(Figure scripts)
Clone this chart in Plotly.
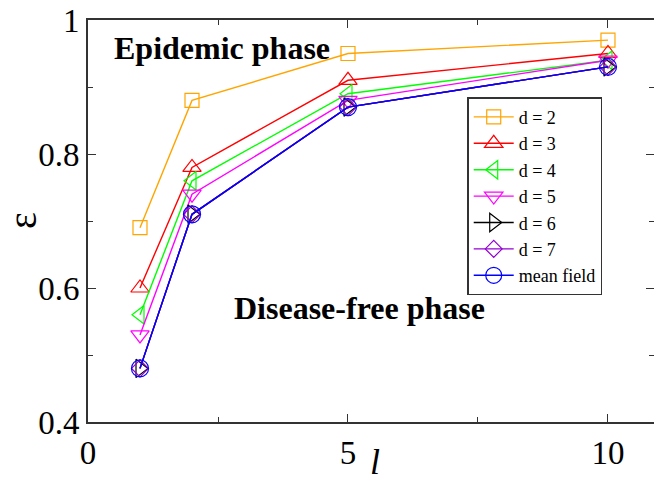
import plotly.graph_objects as go

l_values = [1, 2, 5, 10]
series_names = ["d = 2", "d = 3", "d = 4", "d = 5", "d = 6", "d = 7", "mean field"]
eps_d2 = [0.69, 0.88, 0.95, 0.97]
eps_d3 = [0.60, 0.78, 0.91, 0.95]
eps_d4 = [0.56, 0.76, 0.89, 0.94]
eps_d5 = [0.53, 0.74, 0.88, 0.94]
eps_d6 = [0.48, 0.71, 0.87, 0.93]
eps_d7 = [0.48, 0.71, 0.87, 0.93]
eps_mf = [0.48, 0.71, 0.87, 0.93]

series_values = [eps_d2, eps_d3, eps_d4, eps_d5, eps_d6, eps_d7, eps_mf]
colors = ["#FFA500", "#FF0000", "#00FF00", "#FF00FF", "#000000", "#9400D3", "#0000FF"]
symbols = ["square-open", "triangle-up-open", "triangle-left-open", "triangle-down-open",
           "triangle-right-open", "diamond-open", "circle-open"]
marker_sizes = [14, 16, 16, 16, 16, 13, 17]

fig = go.Figure()
for name, vals, c, s, ms in zip(series_names, series_values, colors, symbols, marker_sizes):
    fig.add_trace(go.Scatter(
        x=l_values, y=vals, name=name, mode="lines+markers",
        line=dict(color=c, width=1.4),
        marker=dict(symbol=s, size=ms, color=c, line=dict(color=c, width=1.2)),
    ))

font_family = "Liberation Serif"
tick_font = dict(family=font_family, size=33, color="black")
fig.update_layout(
    width=654, height=485,
    margin=dict(l=88, r=0, t=20, b=63, pad=0, autoexpand=False),
    paper_bgcolor="white", plot_bgcolor="white",
    font=dict(family=font_family, color="black", size=24),
    showlegend=True,
    legend=dict(
        x=0.67, y=0.808, xanchor="left", yanchor="top",
        bgcolor="white", bordercolor="#333333", borderwidth=1.5,
        font=dict(family=font_family, size=18, color="black"),
        itemwidth=40, tracegroupgap=0,
    ),
    xaxis=dict(
        range=[0, 10.885], tickvals=[0, 5, 10], ticktext=["0", "5", "10"],
        tickfont=tick_font, automargin=False,
        ticks="inside", ticklen=8, tickwidth=1, tickcolor="#333333",
        showline=True, linecolor="#333333", linewidth=2, mirror="ticks",
        showgrid=False, zeroline=False,
        minor=dict(tickvals=[2.5, 7.5], ticks="inside", ticklen=5, tickcolor="#333333"),
    ),
    yaxis=dict(
        range=[0.4, 1.0], tickvals=[0.4, 0.6, 0.8, 1.0], ticktext=["0.4", "0.6", "0.8", "1"],
        tickfont=tick_font, automargin=False,
        ticks="inside", ticklen=8, tickwidth=1, tickcolor="#333333",
        showline=True, linecolor="#333333", linewidth=2, mirror="ticks",
        showgrid=False, zeroline=False,
        minor=dict(tickvals=[0.5, 0.7, 0.9], ticks="inside", ticklen=5, tickcolor="#333333"),
    ),
    annotations=[
        dict(text="<b>Epidemic phase</b>", x=0.47, y=0.958, xref="x", yref="y",
             xanchor="left", yanchor="middle", showarrow=False,
             font=dict(family=font_family, size=32, color="black")),
        dict(text="<b>Disease-free phase</b>", x=2.77, y=0.570, xref="x", yref="y",
             xanchor="left", yanchor="middle", showarrow=False,
             font=dict(family=font_family, size=32, color="black")),
        dict(text="ε", x=-0.115, y=0.5025, xref="paper", yref="paper", textangle=-90,
             xanchor="center", yanchor="middle", showarrow=False,
             font=dict(family=font_family, size=40, color="black")),
        dict(text="<i>l</i>", x=0.507, y=-0.155, xref="paper", yref="paper",
             xanchor="center", yanchor="bottom", showarrow=False,
             font=dict(family=font_family, size=36, color="black")),
    ],
)

fig.write_html("out.html", config={"displayModeBar": False},
               post_script="document.body.style.margin='0';")
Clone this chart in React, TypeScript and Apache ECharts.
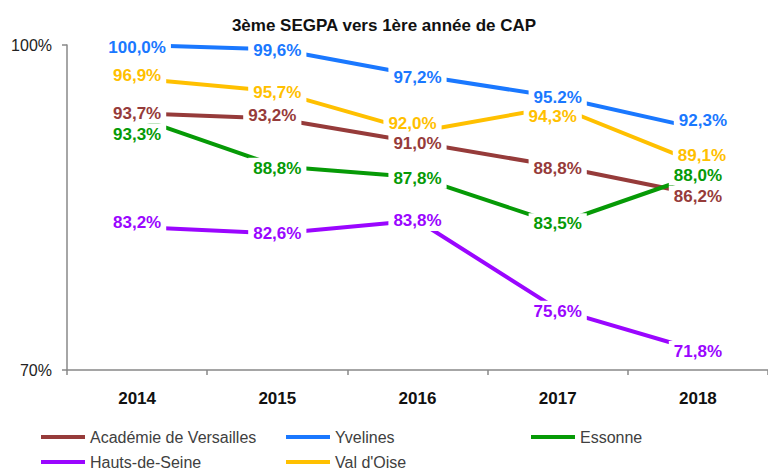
import React, { useEffect, useRef } from "react";
import * as echarts from "echarts";

const TITLE = "3ème SEGPA vers 1ère année de CAP";
const YEARS = ["2014", "2015", "2016", "2017", "2018"];
const ACADEMIE = [93.7, 93.2, 91.0, 88.8, 86.2];
const YVELINES = [100.0, 99.6, 97.2, 95.2, 92.3];
const ESSONNE = [93.3, 88.8, 87.8, 83.5, 88.0];
const HAUTS_DE_SEINE = [83.2, 82.6, 83.8, 75.6, 71.8];
const VAL_D_OISE = [96.9, 95.7, 92.0, 94.3, 89.1];
const Y_TICKS = [70, 100];

const SERIES = [
  { name: "Académie de Versailles", values: ACADEMIE, color: "#963B3A" },
  { name: "Yvelines", values: YVELINES, color: "#1A78FF" },
  { name: "Essonne", values: ESSONNE, color: "#069A06" },
  { name: "Hauts-de-Seine", values: HAUTS_DE_SEINE, color: "#9A06FF" },
  { name: "Val d'Oise", values: VAL_D_OISE, color: "#FFC000" },
];

// label nudges (px) per series / year
const LABEL_OFFSETS: number[][][] = [
  [[0, 0], [-5, -3], [0, 1], [0, 2], [0, 2]],
  [[0, 2], [0, 1], [0, 2], [0, 0], [5, -8]],
  [[0, 17], [0, 2], [0, 1], [0, 0], [0, 0]],
  [[0, -5], [0, 0], [0, 0], [0, 2], [0, 1]],
  [[0, -3], [0, 1], [-5, -8], [-5, 10], [4, -8]],
];

const LEGEND_POS = [
  [41, 429],
  [286, 429],
  [531, 429],
  [41, 454],
  [286, 454],
];

const FONT = "'Liberation Sans', Arial, sans-serif";

function fmt(seriesName: string, idx: number, v: number) {
  const s = v.toFixed(1);
  // the source shows a dot for this single label
  if (seriesName === "Yvelines" && idx === 3) return s + "%";
  return s.replace(".", ",") + "%";
}

export default function App() {
  const ref = useRef<HTMLDivElement>(null);
  useEffect(() => {
    if (!ref.current) return;
    const chart = echarts.init(ref.current, null, { renderer: "svg" });
    const lineSeries = SERIES.map((s) => ({
      type: "line",
      name: s.name,
      data: s.values,
      color: s.color,
      symbol: "none",
      lineStyle: { width: 4, color: s.color },
      z: 2,
      silent: true,
    }));
    const labelSeries = SERIES.map((s, si) => ({
      type: "scatter",
      name: "lbl_" + s.name,
      symbol: "circle",
      symbolSize: 1,
      itemStyle: { color: "rgba(0,0,0,0)", opacity: 1 },
      z: 4,
      silent: true,
      data: s.values.map((v, i) => ({
        value: [YEARS[i], v],
        label: {
          show: true,
          position: "inside",
          offset: LABEL_OFFSETS[si][i],
          formatter: fmt(s.name, i, v),
          color: s.color,
          opacity: 1,
          fontSize: 17,
          fontWeight: "bold",
          fontFamily: FONT,
          backgroundColor: "#ffffff",
          padding: [2, 5],
        },
      })),
    }));
    const legends = SERIES.map((s, i) => ({
      data: [s.name],
      left: LEGEND_POS[i][0],
      top: LEGEND_POS[i][1],
      padding: 0,
      icon: "rect",
      itemWidth: 44,
      itemHeight: 4,
      textStyle: { fontSize: 16, color: "#404040", fontFamily: FONT },
      selectedMode: false,
    }));
    chart.setOption({
      animation: false,
      backgroundColor: "#ffffff",
      title: {
        text: TITLE,
        left: "center",
        top: 12,
        textStyle: { fontSize: 17, fontWeight: "bold", color: "#111", fontFamily: FONT },
      },
      legend: legends,
      grid: { left: 67, top: 45, width: 705, height: 325 },
      xAxis: {
        type: "category",
        data: YEARS,
        boundaryGap: true,
        axisLine: { lineStyle: { color: "#888", width: 1.5 } },
        axisTick: { show: true, interval: 0, length: 5, lineStyle: { color: "#888", width: 1.5 } },
        axisLabel: { margin: 20, fontSize: 17, fontWeight: "bold", color: "#111", fontFamily: FONT },
      },
      yAxis: {
        type: "value",
        min: Y_TICKS[0],
        max: Y_TICKS[1],
        interval: Y_TICKS[1] - Y_TICKS[0],
        axisLine: { show: true, lineStyle: { color: "#888", width: 1.5 } },
        axisTick: { show: true, length: 5, lineStyle: { color: "#888", width: 1.5 } },
        splitLine: { show: false },
        axisLabel: { margin: 15, fontSize: 16, color: "#222", fontFamily: FONT, formatter: (v: number) => v + "%" },
      },
      series: [...lineSeries, ...labelSeries],
    });
    return () => chart.dispose();
  }, []);
  return (
    <div
      ref={ref}
      style={{ position: "fixed", left: 0, top: 0, width: 768, height: 472, background: "#fff" }}
    />
  );
}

▶ _What to work on_
Pictures excluded, repeat the records exactly from their opening line through the line containing "import plotly.graph_objects as go".

▶ _Finished answer_
Clone this chart in Plotly.
import plotly.graph_objects as go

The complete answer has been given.